When a sputum specimen is plated out in microbiology, it is best to get the portion of the sample that almost looks like yellow pus onto the swab. If there is any blood in the sputum, this should also be on the swab. Microbiological sputum samples are used to look for infections, such as Moraxella catarrhalis, Mycobacterium tuberculosis, Streptococcus pneumoniae, and Haemophilus influenzae. Other pathogens can also be found.

Purulent sputum contains pus, composed of white blood cells, cellular debris, dead tissue, serous fluid, and viscous liquid (mucus). Purulent sputum is typically yellow or green.

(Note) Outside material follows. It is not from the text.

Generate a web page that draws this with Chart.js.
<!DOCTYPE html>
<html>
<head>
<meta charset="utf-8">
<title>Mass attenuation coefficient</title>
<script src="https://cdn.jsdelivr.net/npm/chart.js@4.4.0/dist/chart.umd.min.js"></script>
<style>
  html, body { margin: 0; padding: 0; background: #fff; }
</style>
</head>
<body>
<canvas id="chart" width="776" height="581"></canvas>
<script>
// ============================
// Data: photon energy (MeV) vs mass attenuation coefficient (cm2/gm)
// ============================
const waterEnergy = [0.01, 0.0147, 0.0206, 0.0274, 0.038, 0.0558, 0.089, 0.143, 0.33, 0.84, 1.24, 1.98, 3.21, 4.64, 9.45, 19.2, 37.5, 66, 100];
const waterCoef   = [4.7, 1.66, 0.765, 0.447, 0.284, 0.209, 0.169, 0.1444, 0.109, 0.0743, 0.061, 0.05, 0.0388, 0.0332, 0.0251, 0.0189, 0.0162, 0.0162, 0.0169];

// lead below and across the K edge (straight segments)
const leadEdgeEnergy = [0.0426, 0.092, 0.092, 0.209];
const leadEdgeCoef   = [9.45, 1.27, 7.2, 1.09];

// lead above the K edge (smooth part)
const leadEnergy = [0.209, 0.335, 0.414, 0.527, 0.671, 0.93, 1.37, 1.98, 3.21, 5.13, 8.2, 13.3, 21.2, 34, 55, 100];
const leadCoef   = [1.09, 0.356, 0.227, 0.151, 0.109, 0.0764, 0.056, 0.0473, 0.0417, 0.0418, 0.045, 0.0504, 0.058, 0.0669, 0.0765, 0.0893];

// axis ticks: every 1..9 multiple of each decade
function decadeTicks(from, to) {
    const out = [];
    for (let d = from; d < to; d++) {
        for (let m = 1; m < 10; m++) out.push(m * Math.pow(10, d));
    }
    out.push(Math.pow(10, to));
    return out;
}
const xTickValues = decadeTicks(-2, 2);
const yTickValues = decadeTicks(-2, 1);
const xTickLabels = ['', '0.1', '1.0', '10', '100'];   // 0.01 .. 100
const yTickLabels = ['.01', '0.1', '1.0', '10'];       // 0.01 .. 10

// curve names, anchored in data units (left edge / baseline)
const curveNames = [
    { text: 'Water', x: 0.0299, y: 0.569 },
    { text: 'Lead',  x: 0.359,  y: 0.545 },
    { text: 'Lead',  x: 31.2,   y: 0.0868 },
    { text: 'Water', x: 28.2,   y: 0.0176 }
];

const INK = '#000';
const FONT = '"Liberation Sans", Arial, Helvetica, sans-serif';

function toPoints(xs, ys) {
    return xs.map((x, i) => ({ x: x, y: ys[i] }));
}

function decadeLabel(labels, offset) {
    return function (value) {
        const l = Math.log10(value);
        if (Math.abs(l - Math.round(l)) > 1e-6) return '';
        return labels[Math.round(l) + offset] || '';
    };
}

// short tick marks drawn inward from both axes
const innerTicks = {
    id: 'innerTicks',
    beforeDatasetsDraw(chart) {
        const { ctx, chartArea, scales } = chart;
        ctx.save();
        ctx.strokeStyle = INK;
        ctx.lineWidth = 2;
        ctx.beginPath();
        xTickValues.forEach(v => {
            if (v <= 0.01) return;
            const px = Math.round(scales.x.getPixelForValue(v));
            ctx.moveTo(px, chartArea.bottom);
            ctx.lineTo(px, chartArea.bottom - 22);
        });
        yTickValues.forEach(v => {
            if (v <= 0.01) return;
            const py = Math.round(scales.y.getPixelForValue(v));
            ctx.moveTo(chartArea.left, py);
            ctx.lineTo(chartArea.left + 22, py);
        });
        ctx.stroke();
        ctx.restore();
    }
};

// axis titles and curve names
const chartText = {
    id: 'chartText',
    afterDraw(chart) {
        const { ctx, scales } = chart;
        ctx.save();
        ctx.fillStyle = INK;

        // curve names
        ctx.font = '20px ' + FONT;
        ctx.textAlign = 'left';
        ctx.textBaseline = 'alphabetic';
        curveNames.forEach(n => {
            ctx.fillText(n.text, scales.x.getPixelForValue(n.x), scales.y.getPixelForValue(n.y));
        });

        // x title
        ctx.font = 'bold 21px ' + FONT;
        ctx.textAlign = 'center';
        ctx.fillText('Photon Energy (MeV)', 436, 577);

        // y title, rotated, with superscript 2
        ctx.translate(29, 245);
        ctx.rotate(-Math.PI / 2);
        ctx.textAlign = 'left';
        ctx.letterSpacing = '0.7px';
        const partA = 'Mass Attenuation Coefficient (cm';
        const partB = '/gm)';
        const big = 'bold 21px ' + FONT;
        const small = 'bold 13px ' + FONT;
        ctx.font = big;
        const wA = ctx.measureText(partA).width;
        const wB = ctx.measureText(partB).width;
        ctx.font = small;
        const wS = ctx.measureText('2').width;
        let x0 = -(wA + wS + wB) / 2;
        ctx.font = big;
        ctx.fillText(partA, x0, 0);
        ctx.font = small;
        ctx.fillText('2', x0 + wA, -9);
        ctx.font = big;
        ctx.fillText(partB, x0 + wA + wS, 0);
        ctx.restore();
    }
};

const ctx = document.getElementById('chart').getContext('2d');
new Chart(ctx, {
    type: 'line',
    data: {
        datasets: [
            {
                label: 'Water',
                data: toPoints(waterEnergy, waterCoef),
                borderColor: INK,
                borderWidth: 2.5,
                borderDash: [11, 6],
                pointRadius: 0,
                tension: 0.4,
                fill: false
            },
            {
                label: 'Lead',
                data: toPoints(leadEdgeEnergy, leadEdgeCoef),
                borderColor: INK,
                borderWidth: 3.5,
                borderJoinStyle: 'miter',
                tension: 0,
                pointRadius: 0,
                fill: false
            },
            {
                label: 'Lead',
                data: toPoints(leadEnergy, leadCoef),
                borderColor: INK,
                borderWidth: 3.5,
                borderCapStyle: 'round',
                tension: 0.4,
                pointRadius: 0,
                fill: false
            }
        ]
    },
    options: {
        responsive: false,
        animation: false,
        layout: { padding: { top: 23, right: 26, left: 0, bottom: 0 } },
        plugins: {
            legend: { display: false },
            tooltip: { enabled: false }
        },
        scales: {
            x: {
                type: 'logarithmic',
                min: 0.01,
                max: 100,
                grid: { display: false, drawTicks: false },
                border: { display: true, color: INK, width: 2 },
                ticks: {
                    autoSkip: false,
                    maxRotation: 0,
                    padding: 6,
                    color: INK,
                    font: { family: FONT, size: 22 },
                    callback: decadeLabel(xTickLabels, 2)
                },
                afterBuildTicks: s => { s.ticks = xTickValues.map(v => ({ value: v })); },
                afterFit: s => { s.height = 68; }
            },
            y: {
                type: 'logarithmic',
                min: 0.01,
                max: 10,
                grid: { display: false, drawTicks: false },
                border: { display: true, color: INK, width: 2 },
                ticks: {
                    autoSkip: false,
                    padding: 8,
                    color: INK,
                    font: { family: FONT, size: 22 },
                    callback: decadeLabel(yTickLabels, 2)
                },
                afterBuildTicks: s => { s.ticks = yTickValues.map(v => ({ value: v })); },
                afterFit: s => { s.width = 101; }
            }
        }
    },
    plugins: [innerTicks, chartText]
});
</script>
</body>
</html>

It is seen in cases of pneumonia, bronchiectasis, lung abscess, or an advanced stage of bronchitis.

==Interpretation==
Sputum can be (when examined by the naked eye):
- Bloody (hemoptysis)
  - Blood-streaked sputum –an indicator of possible inflammation of the throat (larynx and/or trachea) or bronchi; lung cancer; other bleeding erosions, ulcers, or tumors of the lower airway.
  - Pink sputum – it indicates sputum evenly mixed with blood from alveoli and/or small peripheral bronchi as is seen in potential pulmonary edema.
  - Massive blood – an indicator of possible cavitary tuberculosis or tumor such as lung cancer, or lung abscess; bronchiectasis; lung infarction; pulmonary embolism.
  - Red, jelly-like sputum - an indicator of possible pneumonia caused by Klebsiella.
- Green or greenish colored - indicative of potential longstanding respiratory infection (green from degenerative changes in cell debris) as in pneumonia, ruptured lung abscess, chronic infectious bronchitis, and infected bronchiectasis or cystic fibrosis.
- Rust colored – usually caused by pneumococcal bacteria (in pneumonia), pulmonary embolism, lung cancer or pulmonary tuberculosis.
- Brownish –potential indicator of chronic bronchitis (greenish/yellowish/brown); chronic pneumonia (whitish-brown); tuberculosis; lung cancer.
- Yellow, yellowish purulent – an indicator of the sample containing pus. "The sputum color of patients with acute cough and no underlying chronic lung disease does not imply therapeutic consequences such as prescription of antibiotics." The color can provide hints as to effective treatment in chronic bronchitis patients:
  - A yellow-greenish (mucopurulent) color suggests that treatment with antibiotics can reduce symptoms. The green color is caused by degenerating neutrophil verdoperoxidase.
- Whitish gray sputum color against a white color background (such as a white sink surface) tends to indicate either a specimen from someone who is dehydrated, and/or from an older person, and/or a specimen with a mixed, modest number of eosinophils and maybe some acute inflammatory neutrophil cells (this last choice tends to suggest chronic allergic bronchitis).
- A white, milky, or opaque (mucoid) appearance means that antibiotics are less likely to be effective in treatment because the likelihood is greater of a viral infection or allergy than of antibiotic-responsive micro-organisms. Thickness may indicate asthma.
- Foamy white – may come from earlier-phase pulmonary edema.
- Frothy pink – may indicate more severe pulmonary edema. Antibiotics may not be necessary at this time.
- Clear – pulmonary embolism (clear to frothy); COPD chronic obstructive pulmonary disease (clear to gray); viral respiratory infection (clear to whitish and sometimes a hint of yellow); asthma (thick and white to yellowish).